# Hmoobh8wj - roofing



## HmoobH8wj (Apr 7, 2011)

i gonna make my 10by10 by 8tall. im want to make a roof with shingles and some clear polycarbonate sheet. so i can have some light. im not gonna put power to the loft cause i wont have any close power so that why i gonna use some clear polycarbonate sheet. now my thing is that how would i make it and build it with the roof and shingles. 

here is a picture how i might want to do it.


----------



## klondike goldie (Apr 20, 2009)

You probably need to build a regular shingle roof with skylights in it. If you build it like that picture, it will be wet inside all the time. I don't think you could build it like that without it leaking. JMO


----------



## 808flyer (Jan 20, 2012)

I'd have to agree. You could use metal roofing and incorporate the clear or white panels that are made to interlock. Our warehouse where I work is this way and it works well.
Keoni


----------



## Revolution Lofts (Aug 7, 2008)

You could seal it with outdoor silicone couldn't you? To prevent leaking?


----------



## bhymer (Jan 8, 2008)

This is how I did mine....


----------



## HmoobH8wj (Apr 7, 2011)

i would do skylights but it cost alot. lols

@bhymer i would do what you do but idk how long will it least? 
give me a side view on it.


----------



## honeyrobber (Apr 28, 2011)

Skylights are to costly and alot of the time they leak. It depends on the type of sheet you can get locally. If the clear sheeting is flat(plexiglass), it would work better. If you have done any roofing it will help me explain. If the sheet has the raised ridges on the outside edge it makes it harder to to as you have to have more over lap. The sheet come in sizes like 16 inches to 3 feet wide. You would want the widest one as you will loose 6 inches each side for over lap. Do not start you window at the peak of the roof. Start it about 2-3 runs of shingles from top(width of the part that shows so about 8-12 inches for the cheap type). This way can get a good over lap on the top part. Start your shingles at the bottom and cut them to match your skylight holes. Stop with the shingles when you can not cut a full shingle. Place your skylight with RTV sealent(silicone that never gets hard so it allows for contraction/expansion of the plastic) on the outer 4-6 inches and drill and screw it down with the rubber headed screws. Now finish the shingles and rtv the shingles that go across the top of it down on it. Done this on several garrages that the home owner wanted more natural light in them even though they had power.

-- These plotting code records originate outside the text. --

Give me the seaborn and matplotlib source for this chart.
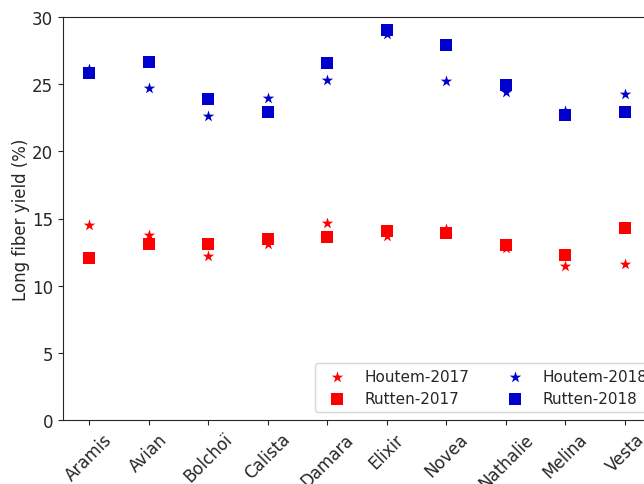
import matplotlib
matplotlib.use("Agg")
import matplotlib.pyplot as plt
import seaborn as sns
import pandas as pd

varieties = ["Aramis", "Avian", "Bolchoï", "Calista", "Damara", "Elixir",
             "Novea", "Nathalie", "Melina", "Vesta"]
houtem_2017 = [14.5, 13.8, 12.2, 13.1, 14.7, 13.7, 14.2, 12.8, 11.5, 11.6]
rutten_2017 = [12.05, 13.1, 13.1, 13.45, 13.65, 14.05, 13.9, 13.05, 12.25, 14.3]
houtem_2018 = [26.1, 24.7, 22.6, 24.0, 25.3, 28.7, 25.2, 24.4, 23.0, 24.3]
rutten_2018 = [25.8, 26.65, 23.9, 22.9, 26.6, 29.05, 27.95, 24.95, 22.7, 22.9]

series = [
    ("Houtem-2017", houtem_2017, "red", "*", 75),
    ("Rutten-2017", rutten_2017, "red", "s", 85),
    ("Houtem-2018", houtem_2018, "mediumblue", "*", 75),
    ("Rutten-2018", rutten_2018, "mediumblue", "s", 85),
]

sns.set_style("ticks")
plt.rcParams["font.family"] = ["DejaVu Sans"]

fig = plt.figure(figsize=(6.44, 4.85), dpi=100)
ax = fig.add_axes([63 / 644, 64 / 485, 598 / 644, 403 / 485])

for name, vals, color, marker, size in series:
    df = pd.DataFrame({"variety": varieties, "value": vals})
    sns.scatterplot(data=df, x="variety", y="value", ax=ax, color=color,
                    marker=marker, s=size, linewidth=0, label=name)

ax.set_xlim(-0.437, 9.604)
ax.set_ylim(0, 30)
ax.set_xlabel("")
ax.set_ylabel("Long fiber yield (%)", fontsize=12, labelpad=1.5)
ax.tick_params(axis="both", labelsize=12)
plt.setp(ax.get_xticklabels(), rotation=45)
for sp in ax.spines.values():
    sp.set_visible(True)
ax.legend(loc="lower right", ncol=2, fontsize=11, frameon=True)

fig.savefig("out.png", dpi=100)
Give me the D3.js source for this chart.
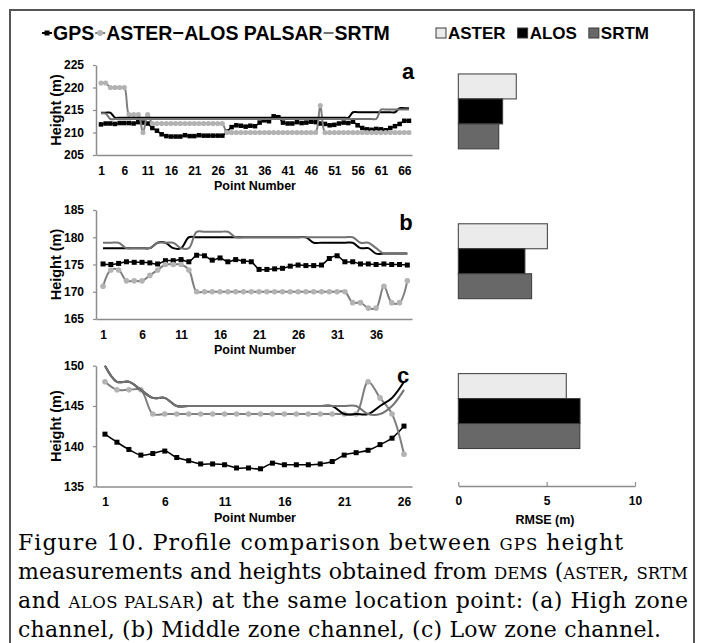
<!DOCTYPE html>
<html>
<head>
<meta charset="utf-8">
<script src="https://cdn.jsdelivr.net/npm/d3@7/dist/d3.min.js"></script>
<style>
  body { margin: 0; background: #fff; }
  svg { display: block; }
</style>
</head>
<body>
<div id="main"></div>
<script>
// ---- data ----
const seriesNames = ["GPS", "ASTER", "ALOS PALSAR", "SRTM"];

// (a) high zone channel, 67 points
const gpsA = [211.8, 212.0, 212.0, 211.9, 212.1, 212.1, 212.1, 212.0, 212.3, 212.2,
  212.0, 211.0, 210.4, 209.6, 209.2, 209.1, 209.1, 209.1, 209.4, 209.2,
  209.2, 209.4, 209.3, 209.3, 209.3, 209.3, 209.3, 210.2, 211.2, 211.6,
  211.5, 211.3, 211.5, 211.4, 212.2, 212.7, 212.5, 213.6, 213.4, 212.2,
  212.0, 212.0, 212.3, 212.1, 212.2, 212.4, 212.3, 212.0, 211.9, 211.6,
  211.7, 212.0, 212.2, 212.1, 212.4, 211.6, 211.0, 210.7, 210.6, 210.8,
  210.7, 210.5, 211.0, 211.4, 211.9, 212.6, 212.6];
const asterA = [221, 221, 220, 220, 220, 220, 214, 214, 214, 210,
  214, 212, 212, 212, 212, 212, 212, 212, 212, 212,
  212, 212, 212, 212, 212, 212, 212, 210, 210, 210,
  210, 210, 210, 210, 210, 210, 210, 210, 210, 210,
  210, 210, 210, 210, 210, 210, 210, 216, 210, 210,
  210, 210, 210, 210, 210, 210, 210, 210, 210, 210,
  210, 210, 210, 210, 210, 210, 210];
const alosA = [214.4, 214.4, 214.4, 213.3, 213.3, 213.3, 213.3, 213.3, 213.3, 213.3,
  213.3, 213.3, 213.3, 213.3, 213.3, 213.3, 213.3, 213.3, 213.3, 213.3,
  213.3, 213.3, 213.3, 213.3, 213.3, 213.3, 213.3, 213.3, 213.3, 213.3,
  213.3, 213.3, 213.3, 213.3, 213.3, 213.3, 213.3, 213.3, 213.3, 213.3,
  213.3, 213.3, 213.3, 213.3, 213.3, 213.3, 213.3, 213.3, 213.3, 213.3,
  213.3, 213.3, 213.3, 213.3, 214.5, 214.5, 214.5, 214.5, 214.5, 214.5,
  214.5, 214.5, 214.5, 214.5, 215.4, 215.4, 215.4];
const srtmA = [214.2, 214.2, 213, 213, 213, 213, 213, 213, 213, 213,
  213, 213, 213, 213, 213, 213, 213, 213, 213, 213,
  213, 213, 213, 213, 213, 213, 213, 213, 213, 213,
  213, 213, 213, 213, 213, 213, 213, 213, 213, 213,
  213, 213, 213, 213, 213, 213, 213, 213, 213, 213,
  213, 213, 213, 213, 213, 213, 213, 213, 213, 213,
  215.1, 215.1, 215.1, 215.1, 215.1, 215.1, 215.1];

// (b) middle zone channel, 40 points
const gpsB = [175.1, 175.0, 175.2, 175.5, 175.4, 175.4, 175.3, 175.1, 175.7, 175.7,
  175.9, 175.5, 176.7, 176.6, 175.8, 176.2, 175.5, 175.9, 175.6, 175.5,
  174.1, 174.1, 174.2, 174.3, 174.7, 174.9, 174.8, 174.8, 174.9, 176.1,
  176.6, 175.5, 175.5, 175.1, 175.1, 175.0, 175.1, 175.0, 175.0, 174.9];
const asterB = [171, 174, 174, 172, 172, 172, 173, 174, 175, 175,
  175, 174, 170, 170, 170, 170, 170, 170, 170, 170,
  170, 170, 170, 170, 170, 170, 170, 170, 170, 170,
  170, 170, 168, 168, 167, 167, 171, 168, 168, 172];
const alosB = [178, 178, 178, 178, 178, 178, 178, 179, 179, 178,
  178, 180, 180, 180, 180, 180, 180, 180, 180, 180,
  180, 180, 180, 180, 180, 180, 180, 179, 179, 179,
  179, 179, 179, 178, 178, 177, 177, 177, 177, 177];
const srtmB = [179, 179, 179, 178, 178, 178, 178, 179, 179, 179,
  178, 178, 181, 181, 181, 181, 181, 180, 180, 180,
  180, 180, 180, 180, 180, 180, 180, 180, 180, 180,
  180, 180, 180, 179, 179, 178, 177, 177, 177, 177];

// (c) low zone channel, 26 points
const gpsC = [141.5, 140.5, 139.6, 138.9, 139.1, 139.4, 138.6, 138.2, 137.8, 137.8,
  137.7, 137.3, 137.3, 137.2, 137.9, 137.7, 137.7, 137.7, 137.8, 138.1,
  138.9, 139.2, 139.5, 140.2, 141.0, 142.5];
const asterC = [148, 147, 147, 147, 144, 144, 144, 144, 144, 144,
  144, 144, 144, 144, 144, 144, 144, 144, 144, 144,
  144, 144, 148, 146, 144, 139];
const alosC = [150, 148, 148, 147, 146, 146, 145, 145, 145, 145,
  145, 145, 145, 145, 145, 145, 145, 145, 145, 145,
  144, 144, 144, 145, 146, 148];
const srtmC = [150, 148, 148, 147, 146, 146, 145, 145, 145, 145,
  145, 145, 145, 145, 145, 145, 145, 145, 145, 145,
  145, 145, 144, 144, 145, 147];

// tick labels
const yTicksA = [205, 210, 215, 220, 225];
const yTicksB = [165, 170, 175, 180, 185];
const yTicksC = [135, 140, 145, 150];
const xTicksA = [1, 6, 11, 16, 21, 26, 31, 36, 41, 46, 51, 56, 61, 66];
const xTicksB = [1, 6, 11, 16, 21, 26, 31, 36];
const xTicksC = [1, 6, 11, 16, 21, 26];

// RMSE bars
const rmseGroups = ["a", "b", "c"];
const rmseSeries = ["ASTER", "ALOS", "SRTM"];
const rmseAster = [3.28, 5.04, 6.11];
const rmseAlos = [2.51, 3.77, 6.89];
const rmseSrtm = [2.29, 4.15, 6.88];
const rmseTicks = [0, 5, 10];

const captionLines = [
  [["Figure 10. Profile comparison between ", 0], ["GPS", 1], [" height", 0]],
  [["measurements and heights obtained from ", 0], ["DEM", 1], ["s (", 0], ["ASTER", 1], [", ", 0], ["SRTM", 1]],
  [["and ", 0], ["ALOS PALSAR", 1], [") at the same location point: (a) High zone", 0]],
  [["channel, (b) Middle zone channel, (c) Low zone channel.", 0]]
];
const captionWidths = [605, 670, 670, 643];

// ---- drawing ----
const W = 702, H = 643;
const sans = "'Liberation Sans', Arial, sans-serif";
const col = { gps: "#000", asterLine: "#7f7f7f", asterDot: "#b3b3b3", alos: "#000", srtm: "#737373" };

const svg = d3.select("#main").append("svg")
  .attr("width", W).attr("height", H)
  .style("font-family", sans);

// outer frame
svg.append("path")
  .attr("d", "M10,660V10H694V660")
  .attr("fill", "none").attr("stroke", "#555").attr("stroke-width", 2);

const panels = [
  { key: "a", data: [gpsA, asterA, alosA, srtmA], yTicks: yTicksA, xTicks: xTicksA,
    yTop: 65, yBot: 155, xDom: [-0.07, 67.65], ms: 4.5, label: "Height (m)", lx: 408, ly: 71 },
  { key: "b", data: [gpsB, asterB, alosB, srtmB], yTicks: yTicksB, xTicks: xTicksB,
    yTop: 210, yBot: 319, xDom: [0.1, 40.6], ms: 5, label: "Height (m)", lx: 406, ly: 222 },
  { key: "c", data: [gpsC, asterC, alosC, srtmC], yTicks: yTicksC, xTicks: xTicksC,
    yTop: 365.7, yBot: 486.5, xDom: [0.25, 26.67], ms: 5, label: "Height  (m)", lx: 403, ly: 375 }
];

function styleAxis(g, size) {
  g.select(".domain").attr("stroke", "#8c8c8c").attr("stroke-width", 1.5);
  g.selectAll(".tick line").attr("stroke", "#8c8c8c").attr("stroke-width", 1.2);
  g.selectAll(".tick text").attr("fill", "#000").style("font-size", size + "px")
    .style("font-weight", "bold").style("font-family", sans);
}

panels.forEach(p => {
  const x = d3.scaleLinear().domain(p.xDom).range([96, 412]);
  const y = d3.scaleLinear().domain(d3.extent(p.yTicks)).range([p.yBot, p.yTop]);
  const g = svg.append("g");

  g.append("g").attr("transform", "translate(96,0)")
    .call(d3.axisLeft(y).tickValues(p.yTicks).tickSize(3).tickSizeOuter(0).tickPadding(9))
    .call(a => styleAxis(a, 12));
  g.append("g").attr("transform", `translate(0,${p.yBot})`)
    .call(d3.axisBottom(x).tickValues(p.xTicks).tickSize(0).tickPadding(11))
    .call(a => styleAxis(a, 12));

  g.append("text")
    .attr("transform", `translate(56,${(p.yTop + p.yBot) / 2}) rotate(-90)`)
    .attr("text-anchor", "middle").attr("dominant-baseline", "central")
    .style("font-size", "14.5px").style("font-weight", "bold")
    .text(p.label);
  g.append("text")
    .attr("x", 255).attr("y", p.yBot + 31)
    .attr("text-anchor", "middle").attr("dominant-baseline", "central")
    .style("font-size", "12.5px").style("font-weight", "bold")
    .text("Point Number");
  g.append("text")
    .attr("x", p.lx).attr("y", p.ly)
    .attr("text-anchor", "middle").attr("dominant-baseline", "central")
    .style("font-size", "22px").style("font-weight", "bold")
    .text(p.key);

  const line = d3.line().x((d, i) => x(i + 1)).y(d => y(d)).curve(d3.curveCatmullRom);
  const [gps, aster, alos, srtm] = p.data;

  // GPS
  g.append("path").attr("d", line(gps)).attr("fill", "none")
    .attr("stroke", col.gps).attr("stroke-width", 1.5);
  g.append("g").selectAll("rect").data(gps).join("rect")
    .attr("x", (d, i) => x(i + 1) - p.ms / 2).attr("y", d => y(d) - p.ms / 2)
    .attr("width", p.ms).attr("height", p.ms).attr("fill", col.gps);

  // ASTER
  g.append("path").attr("d", line(aster)).attr("fill", "none")
    .attr("stroke", col.asterLine).attr("stroke-width", 2);
  g.append("g").selectAll("circle").data(aster).join("circle")
    .attr("cx", (d, i) => x(i + 1)).attr("cy", d => y(d))
    .attr("r", p.ms / 2 + 0.3).attr("fill", col.asterDot);

  // ALOS PALSAR
  g.append("path").attr("d", line(alos)).attr("fill", "none")
    .attr("stroke", col.alos).attr("stroke-width", 2);
  // SRTM
  g.append("path").attr("d", line(srtm)).attr("fill", "none")
    .attr("stroke", col.srtm).attr("stroke-width", 2);
});

// ---- RMSE bar chart ----
const xr = d3.scaleLinear().domain([0, 10]).range([458.3, 635]);
const yb = d3.scaleBand().domain(rmseGroups).range([36.5, 486]).paddingInner(0.5).paddingOuter(0.25);
const yi = d3.scaleBand().domain(rmseSeries).range([0, yb.bandwidth()]);
const barFill = { ASTER: "#ebebeb", ALOS: "#000", SRTM: "#686868" };
const rmseVals = { ASTER: rmseAster, ALOS: rmseAlos, SRTM: rmseSrtm };

const bars = svg.append("g");
rmseGroups.forEach((grp, gi) => {
  rmseSeries.forEach(s => {
    bars.append("rect")
      .attr("x", xr(0)).attr("y", yb(grp) + yi(s))
      .attr("width", xr(rmseVals[s][gi]) - xr(0)).attr("height", yi.bandwidth())
      .attr("fill", barFill[s]).attr("stroke", "#3a3a3a").attr("stroke-width", 1);
  });
});
svg.append("g").attr("transform", "translate(0,486)")
  .call(d3.axisBottom(xr).tickValues(rmseTicks).tickSize(-4).tickSizeOuter(0).tickPadding(10))
  .call(a => styleAxis(a, 12));
svg.append("text")
  .attr("x", 545).attr("y", 520)
  .attr("text-anchor", "middle").attr("dominant-baseline", "central")
  .style("font-size", "12.5px").style("font-weight", "bold")
  .text("RMSE (m)");

// ---- legends ----
const legL = svg.append("g").style("font-size", "19.5px").style("font-weight", "bold");
let lx = 42;
const ly = 33;
seriesNames.forEach((name, i) => {
  const lineCol = [col.gps, col.asterLine, col.alos, col.srtm][i];
  legL.append("line").attr("x1", lx).attr("x2", lx + 10).attr("y1", ly).attr("y2", ly)
    .attr("stroke", lineCol).attr("stroke-width", 2);
  if (i === 0) legL.append("rect").attr("x", lx + 2.5).attr("y", ly - 2.5).attr("width", 5).attr("height", 5).attr("fill", col.gps);
  if (i === 1) legL.append("circle").attr("cx", lx + 5).attr("cy", ly).attr("r", 3).attr("fill", col.asterDot);
  const t = legL.append("text").attr("x", lx + 11).attr("y", ly)
    .attr("dominant-baseline", "central").text(name);
  lx += 11 + t.node().getComputedTextLength() + 1;
});

const legR = svg.append("g").style("font-size", "17px").style("font-weight", "bold");
let rx = 436;
rmseSeries.forEach(s => {
  legR.append("rect").attr("x", rx).attr("y", ly - 5).attr("width", 10).attr("height", 10)
    .attr("fill", barFill[s]).attr("stroke", "#3a3a3a").attr("stroke-width", 1);
  const t = legR.append("text").attr("x", rx + 12).attr("y", ly)
    .attr("dominant-baseline", "central").text(s);
  rx += 12 + t.node().getComputedTextLength() + 12;
});

// ---- caption ----
const cap = svg.append("g")
  .style("font-family", "'DejaVu Serif', serif").style("font-size", "22px");
captionLines.forEach((parts, li) => {
  const t = cap.append("text").attr("x", 18).attr("y", 550 + li * 29)
    .attr("textLength", captionWidths[li]).attr("lengthAdjust", "spacing");
  parts.forEach(([txt, sc]) => {
    t.append("tspan").style("font-size", sc ? "16.5px" : null).text(txt);
  });
});
</script>
</body>
</html>
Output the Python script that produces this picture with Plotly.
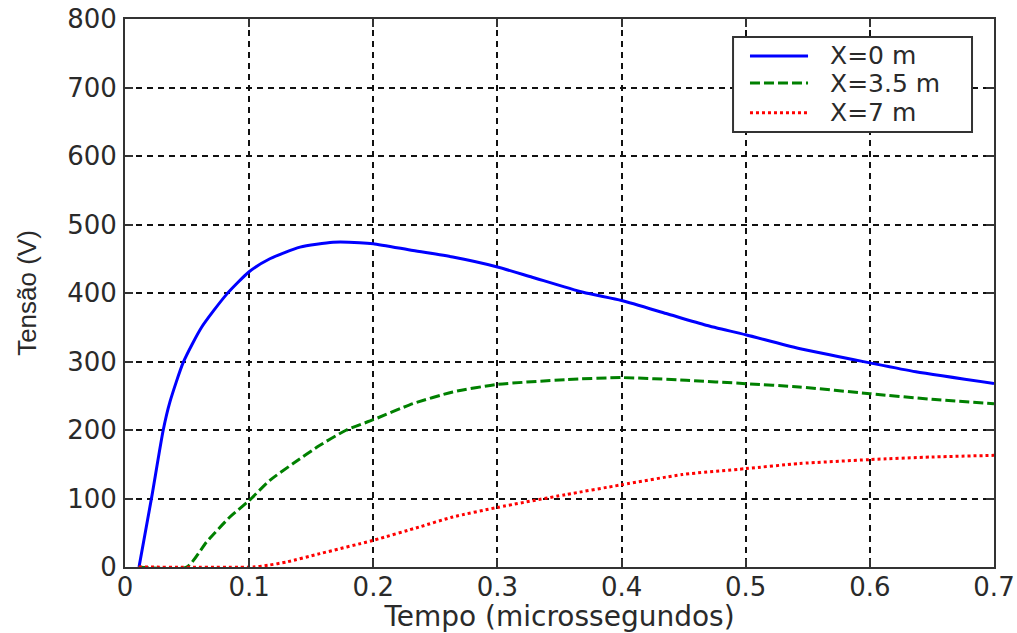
import plotly.graph_objects as go

# Data
t_x0 = [0.0113, 0.0215, 0.0308, 0.0362, 0.047, 0.0617, 0.0818, 0.1, 0.1167, 0.141, 0.1676,
        0.189, 0.2, 0.232, 0.264, 0.3, 0.328, 0.369, 0.4, 0.436, 0.468, 0.5, 0.543, 0.6, 0.637, 0.7]
v_x0 = [0, 102, 200, 241, 299, 350, 398, 431, 450, 467, 474,
        473.5, 472, 462, 452.5, 438, 423, 401, 389, 370, 353, 339, 319, 298, 285, 268]

t_x35 = [0.011, 0.0497, 0.0657, 0.0845, 0.1, 0.1167, 0.1354, 0.157, 0.178, 0.2, 0.232,
         0.264, 0.3, 0.355, 0.4, 0.452, 0.5, 0.543, 0.6, 0.65, 0.7]
v_x35 = [0, 0, 36.5, 73, 97, 126.6, 151, 177.7, 199.6, 215, 238.5,
         255.5, 266.5, 273.5, 276.5, 272.6, 267.7, 262.8, 253, 244.8, 238.5]

t_x7 = [0.011, 0.103, 0.115, 0.13, 0.157, 0.2, 0.237, 0.264, 0.3, 0.355, 0.4, 0.449,
        0.5, 0.543, 0.6, 0.65, 0.7]
v_x7 = [0, 0, 2.5, 7.3, 19.5, 39, 58.4, 73, 87, 105.7, 120, 135,
        143.6, 151, 156.8, 160.6, 163]

series_names = ["X=0 m", "X=3.5 m", "X=7 m"]
series_colors = ["#0000ff", "#008000", "#ff0000"]
series_dash = ["solid", "10px,4px", "3px,3px"]
x_ticks = [0, 0.1, 0.2, 0.3, 0.4, 0.5, 0.6, 0.7]
x_tick_labels = ["0", "0.1", "0.2", "0.3", "0.4", "0.5", "0.6", "0.7"]
y_ticks = [0, 100, 200, 300, 400, 500, 600, 700, 800]

fig = go.Figure()
series = [(t_x0, v_x0), (t_x35, v_x35), (t_x7, v_x7)]
for (tx, vy), name, col, dash in zip(series, series_names, series_colors, series_dash):
    fig.add_trace(go.Scatter(x=tx, y=vy, mode="lines", name=name, showlegend=False,
                             line=dict(color=col, width=3, dash=dash,
                                       shape="spline", smoothing=0.6)))

text_color = "#2a2a2a"
tick_font = dict(family="DejaVu Sans", size=26, color=text_color)
axis_common = dict(
    showline=True, linecolor="#333333", linewidth=2, mirror="ticks",
    ticks="inside", ticklen=8, tickwidth=1.5, tickcolor="#333333",
    showgrid=True, gridcolor="#111111", gridwidth=1.5, griddash="6px,5px",
    zeroline=False, tickfont=tick_font, automargin=False,
)

# Legend box drawn in plot-area (paper) coordinates, top-right corner
leg_box = dict(x0=0.6997, x1=0.9747, y0=0.7938, y1=0.9672)
leg_line_x = (0.7192, 0.7860)
leg_text_x = 0.8090
leg_rows_y = [0.9325, 0.8832, 0.8290]

shapes = [dict(type="rect", xref="paper", yref="paper", **leg_box,
               line=dict(color="#333333", width=2), fillcolor="white", layer="above")]
annotations = []
for name, col, dash, yy in zip(series_names, series_colors, series_dash, leg_rows_y):
    shapes.append(dict(type="line", xref="paper", yref="paper",
                       x0=leg_line_x[0], x1=leg_line_x[1], y0=yy, y1=yy,
                       line=dict(color=col, width=3, dash=dash), layer="above"))
    annotations.append(dict(xref="paper", yref="paper", x=leg_text_x, y=yy,
                            xanchor="left", yanchor="middle", showarrow=False,
                            text=name, height=27, valign="middle",
                            font=dict(family="DejaVu Sans", size=25, color=text_color)))

fig.update_layout(
    width=1017, height=633,
    margin=dict(l=125, r=23, t=19, b=66),
    paper_bgcolor="white", plot_bgcolor="white",
    xaxis=dict(range=[0, 0.7], tickvals=x_ticks, ticktext=x_tick_labels,
               title=dict(text="Tempo (microssegundos)",
                          font=dict(family="DejaVu Sans", size=28, color=text_color),
                          standoff=0),
               ticklabelstandoff=-4,
               **axis_common),
    yaxis=dict(range=[0, 800], tickvals=y_ticks,
               title=dict(text="Tensão (V)",
                          font=dict(family="Liberation Sans", size=26, color=text_color),
                          standoff=23),
               ticklabelstandoff=1,
               **axis_common),
    shapes=shapes,
    annotations=annotations,
    showlegend=False,
)

fig.write_html("out.html", config={"displayModeBar": False},
               post_script="document.body.style.margin='0px';document.body.style.overflow='hidden';")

Also do not have your skylight go to the bottom stop it so you can get a full sheet of shingle.


----------



## HmoobH8wj (Apr 7, 2011)

That what i was thinking about too. clear sheeting flat. Cause the skylight cost to much. So a clear sheeting will work then right? You think it will break if snow is on it?


----------



## honeyrobber (Apr 28, 2011)

I am in TN and never had a problem with the few I have done. We had a 6 inch snow since they were put in. I know you get alot more than that. Maybe run an extra rafter in that space(like 1 foot center instead of 16 inches). Remember to shim this rafter to make up for the ply under shingles and a bit more for shingle thickness. I know the skylight panels are rated for it. If you had the 3 foot wide type with the ridges and just discount the ridges on the outside edge you should still get a good sized opening that is rated for it.


----------



## HmoobH8wj (Apr 7, 2011)

This is what I'm plan to use. I think this is what you talking about too right?

http://www.eplastics.com/Plastic/Flat_Fiberglass_Sheet/1-16-x-48-X-96-Flat-Clear-Fiberglass-Sheet


----------



## honeyrobber (Apr 28, 2011)

YEP that the stuff. HMM that roll looks interesting. If it was used at peak it may work. Alot cheaper and would ship cheaper. With a metal roof type ridge cap(vented type) and just have roughly 3.5 feet of light all the way across the top. less joints to get leaks. Tahnks for the link as I may use that on my next green house.


----------



## HmoobH8wj (Apr 7, 2011)

Now in what size should I get in?


----------



## honeyrobber (Apr 28, 2011)

2xs on 16 inch center comes out to 4 feet but you need to have some over lap on each side so a 4 foot peice will make it 6 inches over each side and cover 3 feet. as to length that is up to your measurement of loft. It cuts fairly easy just do not breath the dust and wear eye protection. Turn a blade backward in a circular saw to cut it. If you have table saw it works better and less likely to chip if you do not run the saw blade all the way through it and then snap it and trim with razor knive.


----------



## HmoobH8wj (Apr 7, 2011)

im thinking about getting 1 sheet and just put it in the center where i split my section.
so it wont cost me as much.

16in x 4ft? 

i was thinking do they even sell something like 4ft by 8ft.


----------